Aquarion stands to recover about $29 million for taxes paid since 2007 and, as part of a settlement agreement, the company will refund those dollars to its customers over a three-year period, Consumer Counsel Elin Swanson Katz and Attorney General George Jepsen recently announced.
Under the settlement, Aquarion will provide water bill credits to customers equal to the amount of the income tax refund. The company also agreed that it would not apply for a general rate increase to go into effect prior to October 2017. Consumers would begin receiving credits on their bills in January 2015. Customers will see their bills decrease by about 5.6 percent.
The agreement was filed with the state Public Utilities Regulatory Authority (PURA) and must receive the regulators’ approval in order to take effect.
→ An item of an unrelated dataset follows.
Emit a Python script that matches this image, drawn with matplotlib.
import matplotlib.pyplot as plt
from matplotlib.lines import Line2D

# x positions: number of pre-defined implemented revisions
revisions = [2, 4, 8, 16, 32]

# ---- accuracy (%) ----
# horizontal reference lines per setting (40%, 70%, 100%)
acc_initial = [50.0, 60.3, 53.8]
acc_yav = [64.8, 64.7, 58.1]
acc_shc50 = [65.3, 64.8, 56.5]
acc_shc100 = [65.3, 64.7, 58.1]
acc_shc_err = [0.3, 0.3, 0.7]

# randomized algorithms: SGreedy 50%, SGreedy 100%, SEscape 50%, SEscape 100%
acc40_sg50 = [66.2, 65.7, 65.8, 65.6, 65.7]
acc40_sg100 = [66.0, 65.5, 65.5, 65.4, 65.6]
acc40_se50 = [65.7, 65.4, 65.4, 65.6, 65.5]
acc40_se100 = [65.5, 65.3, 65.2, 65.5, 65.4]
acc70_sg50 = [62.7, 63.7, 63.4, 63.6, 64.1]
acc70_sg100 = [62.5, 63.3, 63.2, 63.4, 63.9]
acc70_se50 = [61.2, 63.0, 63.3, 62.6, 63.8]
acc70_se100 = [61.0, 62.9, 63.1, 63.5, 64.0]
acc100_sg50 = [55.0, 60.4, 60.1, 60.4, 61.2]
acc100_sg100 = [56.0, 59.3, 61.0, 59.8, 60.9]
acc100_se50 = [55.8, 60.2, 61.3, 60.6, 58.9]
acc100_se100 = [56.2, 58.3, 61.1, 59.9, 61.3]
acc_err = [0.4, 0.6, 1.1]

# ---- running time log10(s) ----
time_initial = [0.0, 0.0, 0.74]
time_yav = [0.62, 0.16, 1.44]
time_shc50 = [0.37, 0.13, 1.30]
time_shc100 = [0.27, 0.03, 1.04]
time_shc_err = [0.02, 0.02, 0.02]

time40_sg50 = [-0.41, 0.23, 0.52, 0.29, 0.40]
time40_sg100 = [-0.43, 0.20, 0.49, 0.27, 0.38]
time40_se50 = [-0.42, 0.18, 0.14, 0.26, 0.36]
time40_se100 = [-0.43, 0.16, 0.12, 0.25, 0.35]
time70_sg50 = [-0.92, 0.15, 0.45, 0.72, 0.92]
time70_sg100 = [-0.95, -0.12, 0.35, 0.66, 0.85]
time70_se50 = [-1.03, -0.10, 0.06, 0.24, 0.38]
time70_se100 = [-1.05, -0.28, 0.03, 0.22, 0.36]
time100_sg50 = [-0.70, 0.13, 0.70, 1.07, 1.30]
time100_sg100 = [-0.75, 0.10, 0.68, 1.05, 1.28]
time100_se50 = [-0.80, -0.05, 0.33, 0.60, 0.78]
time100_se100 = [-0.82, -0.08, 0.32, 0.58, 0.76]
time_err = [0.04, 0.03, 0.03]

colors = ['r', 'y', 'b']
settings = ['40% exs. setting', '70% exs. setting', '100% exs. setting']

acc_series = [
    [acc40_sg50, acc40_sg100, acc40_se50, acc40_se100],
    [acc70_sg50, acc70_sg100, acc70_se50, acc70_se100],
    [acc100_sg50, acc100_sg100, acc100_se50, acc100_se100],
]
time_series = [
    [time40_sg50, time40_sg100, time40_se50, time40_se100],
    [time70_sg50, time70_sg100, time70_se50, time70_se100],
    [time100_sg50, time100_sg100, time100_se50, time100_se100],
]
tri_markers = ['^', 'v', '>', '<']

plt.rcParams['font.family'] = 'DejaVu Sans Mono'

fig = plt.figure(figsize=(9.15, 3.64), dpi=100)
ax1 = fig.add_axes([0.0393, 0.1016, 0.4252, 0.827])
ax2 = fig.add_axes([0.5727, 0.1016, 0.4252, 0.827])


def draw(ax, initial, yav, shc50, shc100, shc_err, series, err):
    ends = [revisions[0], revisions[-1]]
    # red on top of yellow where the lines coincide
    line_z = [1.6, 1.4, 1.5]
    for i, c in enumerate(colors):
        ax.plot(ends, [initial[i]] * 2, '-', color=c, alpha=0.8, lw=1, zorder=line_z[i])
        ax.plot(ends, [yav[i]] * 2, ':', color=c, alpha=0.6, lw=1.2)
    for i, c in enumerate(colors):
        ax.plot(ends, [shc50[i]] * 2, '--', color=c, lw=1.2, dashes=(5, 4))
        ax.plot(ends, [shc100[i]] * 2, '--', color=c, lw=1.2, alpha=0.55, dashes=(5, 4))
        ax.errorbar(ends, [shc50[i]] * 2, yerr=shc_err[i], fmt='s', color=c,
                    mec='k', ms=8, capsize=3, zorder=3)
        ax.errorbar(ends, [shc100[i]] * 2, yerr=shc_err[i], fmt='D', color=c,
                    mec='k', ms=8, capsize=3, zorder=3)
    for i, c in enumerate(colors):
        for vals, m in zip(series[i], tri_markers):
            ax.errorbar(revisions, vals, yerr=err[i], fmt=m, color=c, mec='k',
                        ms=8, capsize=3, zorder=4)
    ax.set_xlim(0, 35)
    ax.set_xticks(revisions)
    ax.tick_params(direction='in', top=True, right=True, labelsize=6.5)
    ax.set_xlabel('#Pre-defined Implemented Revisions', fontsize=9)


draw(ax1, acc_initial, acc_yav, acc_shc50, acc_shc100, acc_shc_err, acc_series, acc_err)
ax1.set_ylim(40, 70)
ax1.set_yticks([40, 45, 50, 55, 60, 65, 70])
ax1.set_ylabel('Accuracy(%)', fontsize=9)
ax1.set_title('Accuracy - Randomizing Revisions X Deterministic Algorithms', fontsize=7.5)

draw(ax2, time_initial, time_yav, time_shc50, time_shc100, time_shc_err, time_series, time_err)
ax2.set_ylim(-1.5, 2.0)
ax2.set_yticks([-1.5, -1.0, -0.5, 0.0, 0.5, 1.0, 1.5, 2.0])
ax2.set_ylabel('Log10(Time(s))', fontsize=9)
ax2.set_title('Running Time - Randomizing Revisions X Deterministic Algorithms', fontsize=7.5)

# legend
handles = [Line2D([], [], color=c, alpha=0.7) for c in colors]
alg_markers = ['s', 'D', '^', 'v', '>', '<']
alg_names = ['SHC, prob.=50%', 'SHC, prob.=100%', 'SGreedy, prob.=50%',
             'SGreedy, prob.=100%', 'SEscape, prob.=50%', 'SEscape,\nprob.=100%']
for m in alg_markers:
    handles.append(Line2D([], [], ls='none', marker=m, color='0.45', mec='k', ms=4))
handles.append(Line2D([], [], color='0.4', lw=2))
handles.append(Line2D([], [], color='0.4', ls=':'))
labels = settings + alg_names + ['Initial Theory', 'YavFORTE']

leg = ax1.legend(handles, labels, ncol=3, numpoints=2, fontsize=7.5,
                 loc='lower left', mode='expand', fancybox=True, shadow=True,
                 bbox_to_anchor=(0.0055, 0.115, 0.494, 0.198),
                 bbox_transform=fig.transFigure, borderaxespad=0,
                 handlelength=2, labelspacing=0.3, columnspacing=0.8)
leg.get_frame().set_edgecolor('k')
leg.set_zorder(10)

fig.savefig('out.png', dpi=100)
“I commend Aquarion for coming forward to resolve this tax issue,” said Jepsen in a statement. “Ratepayers fund capital expenses, like infrastructure maintenance and repair, and ultimately ratepayers should be the beneficiaries of changes in federal regulations that lead to savings. This is an excellent settlement for Aquarion customers who will not only see a reduction to their bill but also will see stability in their water rates for the near future.”
In September 2013, the IRS issued regulations which allow businesses – including Connecticut’s public service companies – to adopt an alternative method of determining how capital expenditures can be treated for federal tax purposes. The IRS now allows certain qualified capital spending associated with the repair and maintenance of a utility plant to be deducted as an expense, rather than capitalized for tax purposes. The regulations further allow the companies to “reach back” for all taxes paid for a number of years.
Last year, prior to the IRS regulations announcement, the water company proposed a 23 percent rate increase, which Jepsen opposed in a brief filed with PURA. He argued that the rate increase was excessive and unnecessary.
Aquarion is the largest public water supply company in the state, servicing more than 625,000 people in 47 cities and towns throughout Connecticut, as well as serving customers in Massachusetts and New Hampshire. It is the largest investor-owned water utility in New England and among the seven largest in the U.S. The company is based in Bridgeport and has been in the public water supply business since 1857.
“The change in regulations has resulted in a great settlement for our customers,” Aquarion’s President and CEO Charles Firlotte said in a statement. “They will receive an ongoing benefit by not only seeing a reduction to their bill, but also stability in their water rates.”
Richard Sobolewski, supervisor of technical analysis for the Office of Consumer Counsel, Victoria Hackett, the office’s staff attorney and Dave Thompson, their utilities examiner, are assisting Consumer Counsel Katz with this matter.
Assistant Attorneys General John Wright and Michael Wertheimer, with Associate Attorney General Joseph Rubin, are assisting Jepsen with this settlement.